EVLİLİK ARAMIZDA TABU DEĞİL
Bizim aramızda bir tabu değil evlilik konuşması... Hatta fazla deforme ettiğimizi düşünüyorum konuşarak. Evlenmememizin özel bir nedeni yok. Özel günlerle ilgili aynı ruh halindeyiz Efe ile. Evleneceksem bizim için özel bir şey olmalı bu. Ama henüz planlayamadık. Her şey o kadar hızlı gelişti ki... Sonuçta biz ne olursa olsun 1,5 senelik bir çiftiz.

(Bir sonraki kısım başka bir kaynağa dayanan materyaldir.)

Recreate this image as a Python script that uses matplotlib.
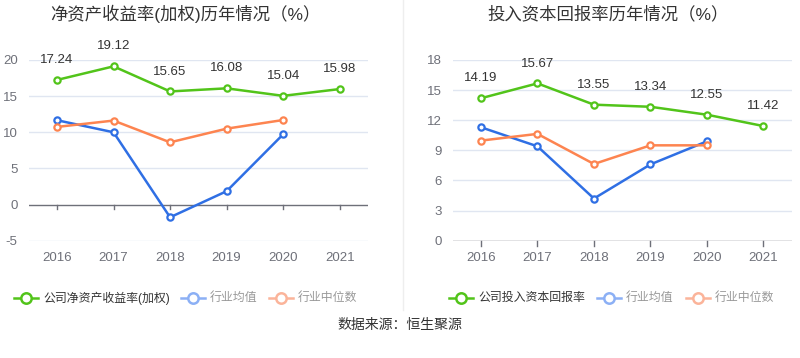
import matplotlib.pyplot as plt
from matplotlib.lines import Line2D

plt.rcParams['font.family'] = ['Liberation Sans', 'Noto Sans CJK SC', 'DejaVu Sans']

years = ['2016', '2017', '2018', '2019', '2020', '2021']

roe_company = [17.24, 19.12, 15.65, 16.08, 15.04, 15.98]
roe_mean = [11.67, 10.0, -1.76, 1.85, 9.72]
roe_median = [10.74, 11.62, 8.61, 10.5, 11.7]

roic_company = [14.19, 15.67, 13.55, 13.34, 12.55, 11.42]
roic_mean = [11.3, 9.4, 4.2, 7.6, 9.9]
roic_median = [9.97, 10.64, 7.64, 9.5, 9.5]

green = '#52c41a'
blue = '#2f6fe4'
orange = '#fd8450'
grid_c = '#e0e6f1'
axis_c = '#6e7079'

W, H = 800, 358
fig = plt.figure(figsize=(8, 3.58), dpi=100)


def px(x0, y0, x1, y1):
    return [x0 / W, 1 - y1 / H, (x1 - x0) / W, (y1 - y0) / H]


def draw(ax, comp, mean, med, ymin, ymax, step):
    x = list(range(len(years)))
    ax.set_xlim(-0.5, len(years) - 0.5)
    ax.set_ylim(ymin, ymax)
    ticks = list(range(ymin, ymax + 1, step))
    for t in ticks:
        if t != 0:
            ax.axhline(t, color=grid_c, lw=1, zorder=0)
    ax.axhline(0, color=axis_c, lw=1, zorder=1)
    mk = dict(marker='o', ms=4.5, mfc='white', mew=1.6)
    ax.plot(x[:len(mean)], mean, color=blue, lw=1.8, mec=blue, zorder=3, **mk)
    ax.plot(x[:len(med)], med, color=orange, lw=1.8, mec=orange, zorder=3, **mk)
    ax.plot(x, comp, color=green, lw=1.8, mec=green, zorder=4, **mk)
    for xi, v in zip(x, comp):
        ax.annotate(f'{v:.2f}', (xi, v), xytext=(0, 10), textcoords='offset points',
                    ha='center', va='bottom', fontsize=9.5, color='#333333')
    ax.set_yticks(ticks)
    ax.set_yticklabels([str(t) for t in ticks])
    ax.set_xticks(x)
    ax.set_xticklabels(years)
    for s in ax.spines.values():
        s.set_visible(False)
    ax.tick_params(axis='y', length=0, pad=8, labelsize=9.5, labelcolor=axis_c)
    ax.tick_params(axis='x', length=0, pad=8, labelsize=9.5, labelcolor=axis_c)
    # small ticks under the zero line
    rng = ymax - ymin
    for xi in x:
        ax.plot([xi, xi], [0, -rng * 0.027], color=axis_c, lw=1, clip_on=False, zorder=1)


ax1 = fig.add_axes(px(28.7, 60, 368, 240.7))
draw(ax1, roe_company, roe_mean, roe_median, -5, 20, 5)

ax2 = fig.add_axes(px(452.7, 60, 791.7, 240.7))
draw(ax2, roic_company, roic_mean, roic_median, 0, 18, 3)

fig.text(185 / W, 1 - 14 / H, '净资产收益率(加权)历年情况（%）', ha='center', va='center',
         fontsize=12.5, color='#333333')
fig.text(608 / W, 1 - 14 / H, '投入资本回报率历年情况（%）', ha='center', va='center',
         fontsize=12.5, color='#333333')

# separator
fig.add_artist(Line2D([403 / W, 403 / W], [1, 1 - 310 / H], color='#eeeeee', lw=1))


def legend_item(x0, y, color, label, tcolor):
    yy = 1 - y / H
    fig.add_artist(Line2D([x0 / W, (x0 + 24) / W], [yy, yy], color=color, lw=1.8))
    fig.add_artist(Line2D([(x0 + 12) / W], [yy], marker='o', ms=7.5, mfc='white',
                          mec=color, mew=1.8, color=color))
    fig.text((x0 + 29) / W, yy, label, ha='left', va='center', fontsize=8.6, color=tcolor)


ly = 298
legend_item(14, ly, green, '公司净资产收益率(加权)', '#333333')
legend_item(181, ly, '#8cb0f5', '行业均值', '#999999')
legend_item(269, ly, '#fbb49a', '行业中位数', '#999999')
legend_item(449, ly, green, '公司投入资本回报率', '#333333')
legend_item(597, ly, '#8cb0f5', '行业均值', '#999999')
legend_item(686, ly, '#fbb49a', '行业中位数', '#999999')

fig.text(400 / W, 1 - 325 / H, '数据来源：恒生聚源', ha='center', va='center',
         fontsize=10, color='#333333')

fig.savefig('out.png', dpi=100)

KADINLIĞIMI ÇEKMECEYE KALDIRMADIM
Anne oldum diye giyim anlayışım değişmedi. Kalem etek giymeyeyim çok seksi, artık anne gibi giyineyim diye bir anlayışım yok. Bir kere benim Ayşe dışında bir hayat arkadaşım var, ona karşı da sorumluyum. Onun da bir kadın olarak beni beğenmesini isterim. Anne oldum diye kadınlığımı bir zarfın içine koyup çekmeceye kaldırmadım ki. Ben kendimi şimdi daha güzel buluyorum. Çünkü kadınlığa, kadın-erkek ilişkilerine ve vücuduma olan bakışım çok değişti. Daha güçlü buluyorum vücudumu.
BU ADAM BENİM, TAMAM ARTIK DEMİYORUM
Hiçbir zaman “Bu adam benim, tamam artık” demiyorum. Her an elimden kayıp gidebilir. Bu korkuyu hep içimde taşıyorum. Efe’nin de taşıdığını biliyorum. Zaten insan o korkuyu içinde duyduğu zaman başka bir tarafa dönüp bakamıyor.
DOĞURDUM DİYE AYŞE’NİN DE SAHİBİ DEĞİLİM
Doğurdum diye Ayşe’nin sahibi değilim. Benim asli görevim onu doğru bir çocuk, iyi bir insan olarak yetiştirmek. Onun en yakın kız arkadaşı olmak istiyorum. Daha üç aylık ama şimdiden birlikte yemek yediğim, sohbet ettiğim bir arkadaşım var.